-- Instructions for the task --
Quote the data exactly, first line to the line containing "fig.savefig('out.png', dpi=100)", with no pictures.

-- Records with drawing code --
----

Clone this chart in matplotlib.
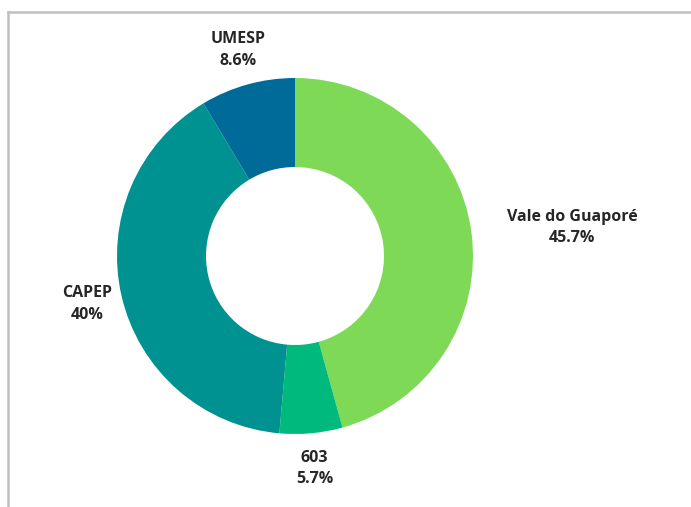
import numpy as np
import matplotlib.pyplot as plt
from matplotlib.lines import Line2D

labels = ['Vale do Guaporé', '603', 'CAPEP', 'UMESP']
values = [45.7, 5.7, 40.0, 8.6]
pct_labels = ['45.7%', '5.7%', '40%', '8.6%']
colors = ['#7ED957', '#00B97C', '#009191', '#006A99']

plt.rcParams['font.family'] = ['Open Sans', 'DejaVu Sans']

fig = plt.figure(figsize=(6.91, 5.07), dpi=100)
fig.patch.set_facecolor('white')

# pie area, 178 px per unit radius
W, H = 691, 507
ax = fig.add_axes([28 / W, -16 / H, 534 / W, 534 / H])
wedges, _ = ax.pie(values, colors=colors, startangle=90, counterclock=False,
                   radius=1.0, wedgeprops=dict(width=0.5, linewidth=0))
ax.set_xlim(-1.5, 1.5)
ax.set_ylim(-1.5, 1.5)
ax.set_aspect('equal')
ax.axis('off')

# labels around the ring
for w, name, pct in zip(wedges, labels, pct_labels):
    theta = np.deg2rad((w.theta1 + w.theta2) / 2)
    x, y = 1.2 * np.cos(theta), 1.2 * np.sin(theta)
    ha = 'center'
    if name == 'Vale do Guaporé':
        ha = 'left'
    ax.text(x, y, name + '\n' + pct, ha=ha, va='center', fontsize=11.5,
            fontweight='bold', color='#262626', linespacing=1.45,
            multialignment='center')

# frame lines of the panel
fig.add_artist(Line2D([8 / W, 8 / W], [0, 1 - 12 / H], color='#C0C0C0', lw=1.8,
                      transform=fig.transFigure))
fig.add_artist(Line2D([8 / W, 1], [1 - 12 / H, 1 - 12 / H], color='#C0C0C0', lw=1.8,
                      transform=fig.transFigure))

fig.savefig('out.png', dpi=100)
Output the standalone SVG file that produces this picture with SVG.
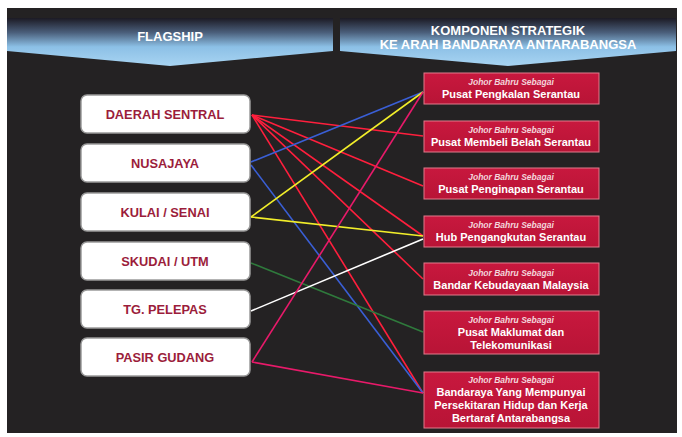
<svg xmlns="http://www.w3.org/2000/svg" width="682" height="437" viewBox="0 0 682 437">
<defs>
<linearGradient id="hdr" x1="0" y1="0" x2="0" y2="1">
<stop offset="0" stop-color="#1c1a24"/>
<stop offset="0.3" stop-color="#4a5e7a"/>
<stop offset="0.6" stop-color="#8cc0e6"/>
<stop offset="1" stop-color="#a8d4f2"/>
</linearGradient>
<linearGradient id="red" x1="0" y1="0" x2="0" y2="1">
<stop offset="0" stop-color="#c8183e"/>
<stop offset="1" stop-color="#b81436"/>
</linearGradient>
</defs>
<style>
.hd{font-family:"Liberation Sans",Arial,sans-serif;font-weight:bold;fill:#fff;font-size:13px;text-anchor:middle}
.lb rect{fill:#fff;stroke:#9a9a9a;stroke-width:1.5}
.lb text{font-family:"Liberation Sans",Arial,sans-serif;font-weight:bold;fill:#9b1d3b;font-size:12.8px;text-anchor:middle}
.rb rect{fill:url(#red);stroke:#e27a8c;stroke-width:1}
.rb .s{font-family:"Liberation Sans",Arial,sans-serif;font-style:italic;font-weight:bold;fill:#f3d6dc;font-size:8.5px;text-anchor:middle}
.rb .m{font-family:"Liberation Sans",Arial,sans-serif;font-weight:bold;fill:#fff;font-size:11px;text-anchor:middle}
.c line{stroke-width:1.6;fill:none}
</style>
<rect x="0" y="0" width="682" height="437" fill="#fff"/>
<rect x="7" y="8" width="670" height="425" fill="#242223"/>
<g id="header-flagship">
<path d="M7 18 H333 V51 L170 66 L7 51 Z" fill="url(#hdr)"/>
<text class="hd" x="170" y="41">FLAGSHIP</text>
</g>
<g id="header-komponen">
<path d="M340 18 H676 V51 L508 66 L340 51 Z" fill="url(#hdr)"/>
<text class="hd" x="508" y="35">KOMPONEN STRATEGIK</text>
<text class="hd" x="508" y="49">KE ARAH BANDARAYA ANTARABANGSA</text>
</g>
<g id="connectors" class="c">
<line x1="252" y1="115" x2="423" y2="136" stroke="#ff1f3d"/>
<line x1="252" y1="115" x2="423" y2="186" stroke="#ff1f3d"/>
<line x1="252" y1="115" x2="423" y2="236" stroke="#ff1f3d"/>
<line x1="252" y1="115" x2="423" y2="279" stroke="#ff1f3d"/>
<line x1="252" y1="115" x2="423" y2="393" stroke="#ff1f3d"/>
<line x1="251" y1="162" x2="423" y2="92" stroke="#3a5fd6"/>
<line x1="251" y1="165" x2="423" y2="393" stroke="#3a5fd6"/>
<line x1="251" y1="217" x2="423" y2="92" stroke="#f2ee2a"/>
<line x1="251" y1="217" x2="423" y2="236" stroke="#f2ee2a"/>
<line x1="251" y1="263" x2="423" y2="332" stroke="#2f7a3c"/>
<line x1="251" y1="311" x2="423" y2="239" stroke="#ffffff"/>
<line x1="252" y1="362" x2="423" y2="92" stroke="#e81a6a"/>
<line x1="252" y1="362" x2="423" y2="393" stroke="#e81a6a"/>
</g>
<g id="daerah-sentral" class="lb"><rect x="81" y="95" width="169" height="38" rx="6"/><text x="165" y="119">DAERAH SENTRAL</text></g>
<g id="nusajaya" class="lb"><rect x="81" y="144" width="169" height="38" rx="6"/><text x="165" y="168">NUSAJAYA</text></g>
<g id="kulai-senai" class="lb"><rect x="81" y="193" width="169" height="38" rx="6"/><text x="165" y="217">KULAI / SENAI</text></g>
<g id="skudai-utm" class="lb"><rect x="81" y="242" width="169" height="38" rx="6"/><text x="165" y="266">SKUDAI / UTM</text></g>
<g id="tg-pelepas" class="lb"><rect x="81" y="290" width="169" height="38" rx="6"/><text x="165" y="314">TG. PELEPAS</text></g>
<g id="pasir-gudang" class="lb"><rect x="81" y="338" width="169" height="38" rx="6"/><text x="165" y="362">PASIR GUDANG</text></g>
<g id="pusat-pengkalan" class="rb"><rect x="424" y="73" width="175" height="31"/><text class="s" x="511" y="85">Johor Bahru Sebagai</text><text class="m" x="511" y="98">Pusat Pengkalan Serantau</text></g>
<g id="pusat-membeli" class="rb"><rect x="424" y="121" width="175" height="31"/><text class="s" x="511" y="133">Johor Bahru Sebagai</text><text class="m" x="511" y="146">Pusat Membeli Belah Serantau</text></g>
<g id="pusat-penginapan" class="rb"><rect x="424" y="168" width="175" height="31"/><text class="s" x="511" y="180">Johor Bahru Sebagai</text><text class="m" x="511" y="193">Pusat Penginapan Serantau</text></g>
<g id="hub-pengangkutan" class="rb"><rect x="424" y="216" width="175" height="31"/><text class="s" x="511" y="228">Johor Bahru Sebagai</text><text class="m" x="511" y="241">Hub Pengangkutan Serantau</text></g>
<g id="bandar-kebudayaan" class="rb"><rect x="424" y="263" width="175" height="32"/><text class="s" x="511" y="276">Johor Bahru Sebagai</text><text class="m" x="511" y="289">Bandar Kebudayaan Malaysia</text></g>
<g id="pusat-maklumat" class="rb"><rect x="424" y="311" width="175" height="43"/><text class="s" x="511" y="323">Johor Bahru Sebagai</text><text class="m" x="511" y="336">Pusat Maklumat dan</text><text class="m" x="511" y="349">Telekomunikasi</text></g>
<g id="bandaraya" class="rb"><rect x="424" y="372" width="175" height="56"/><text class="s" x="511" y="383">Johor Bahru Sebagai</text><text class="m" x="511" y="396">Bandaraya Yang Mempunyai</text><text class="m" x="511" y="409">Persekitaran Hidup dan Kerja</text><text class="m" x="511" y="422">Bertaraf Antarabangsa</text></g>
</svg>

----

-- The result --
Clone this chart in matplotlib.
import numpy as np
import matplotlib.pyplot as plt
from matplotlib.lines import Line2D

labels = ['Vale do Guaporé', '603', 'CAPEP', 'UMESP']
values = [45.7, 5.7, 40.0, 8.6]
pct_labels = ['45.7%', '5.7%', '40%', '8.6%']
colors = ['#7ED957', '#00B97C', '#009191', '#006A99']

plt.rcParams['font.family'] = ['Open Sans', 'DejaVu Sans']

fig = plt.figure(figsize=(6.91, 5.07), dpi=100)
fig.patch.set_facecolor('white')

# pie area, 178 px per unit radius
W, H = 691, 507
ax = fig.add_axes([28 / W, -16 / H, 534 / W, 534 / H])
wedges, _ = ax.pie(values, colors=colors, startangle=90, counterclock=False,
                   radius=1.0, wedgeprops=dict(width=0.5, linewidth=0))
ax.set_xlim(-1.5, 1.5)
ax.set_ylim(-1.5, 1.5)
ax.set_aspect('equal')
ax.axis('off')

# labels around the ring
for w, name, pct in zip(wedges, labels, pct_labels):
    theta = np.deg2rad((w.theta1 + w.theta2) / 2)
    x, y = 1.2 * np.cos(theta), 1.2 * np.sin(theta)
    ha = 'center'
    if name == 'Vale do Guaporé':
        ha = 'left'
    ax.text(x, y, name + '\n' + pct, ha=ha, va='center', fontsize=11.5,
            fontweight='bold', color='#262626', linespacing=1.45,
            multialignment='center')

# frame lines of the panel
fig.add_artist(Line2D([8 / W, 8 / W], [0, 1 - 12 / H], color='#C0C0C0', lw=1.8,
                      transform=fig.transFigure))
fig.add_artist(Line2D([8 / W, 1], [1 - 12 / H, 1 - 12 / H], color='#C0C0C0', lw=1.8,
                      transform=fig.transFigure))

fig.savefig('out.png', dpi=100)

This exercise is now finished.